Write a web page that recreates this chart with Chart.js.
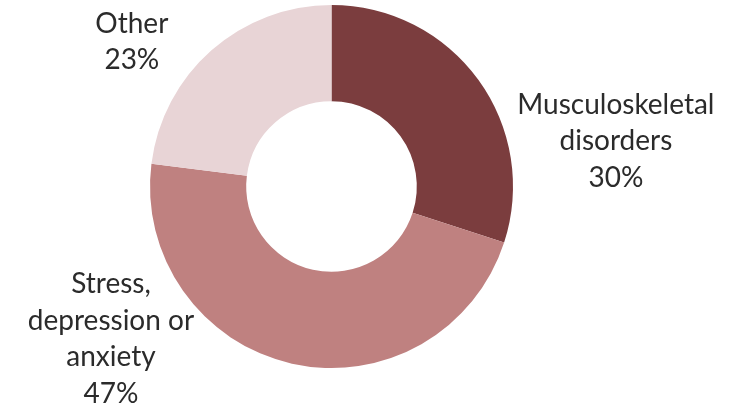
<!DOCTYPE html>
<html>
<head>
<meta charset="utf-8">
<script src="https://cdn.jsdelivr.net/npm/chart.js@4"></script>
<style>
  html, body { margin: 0; padding: 0; background: #ffffff; }
  #wrap { width: 734px; height: 414px; }
</style>
</head>
<body>
<div id="wrap"><canvas id="c" width="734" height="414"></canvas></div>
<script>
// Share of work-related ill health by type (percent)
const categories = ['Musculoskeletal disorders', 'Stress, depression or anxiety', 'Other'];
const labelLines = [['Musculoskeletal', 'disorders'], ['Stress,', 'depression or', 'anxiety'], ['Other']];
const shares = [30, 47, 23];
const sliceColors = ['#7b3d3e', '#bf8180', '#e8d4d6'];

// Label block placement, as multiples of the outer radius from the centre
const labelOffsets = [
  { dx: 1.567, dy: -0.25 },
  { dx: -1.215, dy: 0.84 },
  { dx: -1.10, dy: -0.796 }
];

const outsideLabels = {
  id: 'outsideLabels',
  afterDatasetsDraw(chart) {
    const ctx = chart.ctx;
    const meta = chart.getDatasetMeta(0);
    const lineH = 36.5;
    ctx.save();
    ctx.font = '28px Lato, "Open Sans", sans-serif';
    ctx.fillStyle = '#2b2b2b';
    ctx.textAlign = 'center';
    ctx.textBaseline = 'middle';
    meta.data.forEach((arc, i) => {
      const r = arc.outerRadius;
      const lines = labelLines[i].concat([chart.data.datasets[0].data[i] + '%']);
      const cx = arc.x + labelOffsets[i].dx * r;
      const cy = arc.y + labelOffsets[i].dy * r;
      const top = cy - (lines.length - 1) * lineH / 2;
      lines.forEach((t, k) => ctx.fillText(t, cx, top + k * lineH));
    });
    ctx.restore();
  }
};

new Chart(document.getElementById('c'), {
  type: 'doughnut',
  data: {
    labels: categories,
    datasets: [{
      data: shares,
      backgroundColor: sliceColors,
      borderWidth: 0
    }]
  },
  options: {
    responsive: false,
    animation: false,
    cutout: '47%',
    layout: { padding: { top: 5, bottom: 46, left: 0, right: 71 } },
    plugins: {
      legend: { display: false },
      tooltip: { enabled: false }
    }
  },
  plugins: [outsideLabels]
});
</script>
</body>
</html>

────

§ Challenge
Copy the material above in full and exactly, skipping pictures.

§ The completed task
Write a web page that recreates this chart with Chart.js.
<!DOCTYPE html>
<html>
<head>
<meta charset="utf-8">
<script src="https://cdn.jsdelivr.net/npm/chart.js@4"></script>
<style>
  html, body { margin: 0; padding: 0; background: #ffffff; }
  #wrap { width: 734px; height: 414px; }
</style>
</head>
<body>
<div id="wrap"><canvas id="c" width="734" height="414"></canvas></div>
<script>
// Share of work-related ill health by type (percent)
const categories = ['Musculoskeletal disorders', 'Stress, depression or anxiety', 'Other'];
const labelLines = [['Musculoskeletal', 'disorders'], ['Stress,', 'depression or', 'anxiety'], ['Other']];
const shares = [30, 47, 23];
const sliceColors = ['#7b3d3e', '#bf8180', '#e8d4d6'];

// Label block placement, as multiples of the outer radius from the centre
const labelOffsets = [
  { dx: 1.567, dy: -0.25 },
  { dx: -1.215, dy: 0.84 },
  { dx: -1.10, dy: -0.796 }
];

const outsideLabels = {
  id: 'outsideLabels',
  afterDatasetsDraw(chart) {
    const ctx = chart.ctx;
    const meta = chart.getDatasetMeta(0);
    const lineH = 36.5;
    ctx.save();
    ctx.font = '28px Lato, "Open Sans", sans-serif';
    ctx.fillStyle = '#2b2b2b';
    ctx.textAlign = 'center';
    ctx.textBaseline = 'middle';
    meta.data.forEach((arc, i) => {
      const r = arc.outerRadius;
      const lines = labelLines[i].concat([chart.data.datasets[0].data[i] + '%']);
      const cx = arc.x + labelOffsets[i].dx * r;
      const cy = arc.y + labelOffsets[i].dy * r;
      const top = cy - (lines.length - 1) * lineH / 2;
      lines.forEach((t, k) => ctx.fillText(t, cx, top + k * lineH));
    });
    ctx.restore();
  }
};

new Chart(document.getElementById('c'), {
  type: 'doughnut',
  data: {
    labels: categories,
    datasets: [{
      data: shares,
      backgroundColor: sliceColors,
      borderWidth: 0
    }]
  },
  options: {
    responsive: false,
    animation: false,
    cutout: '47%',
    layout: { padding: { top: 5, bottom: 46, left: 0, right: 71 } },
    plugins: {
      legend: { display: false },
      tooltip: { enabled: false }
    }
  },
  plugins: [outsideLabels]
});
</script>
</body>
</html>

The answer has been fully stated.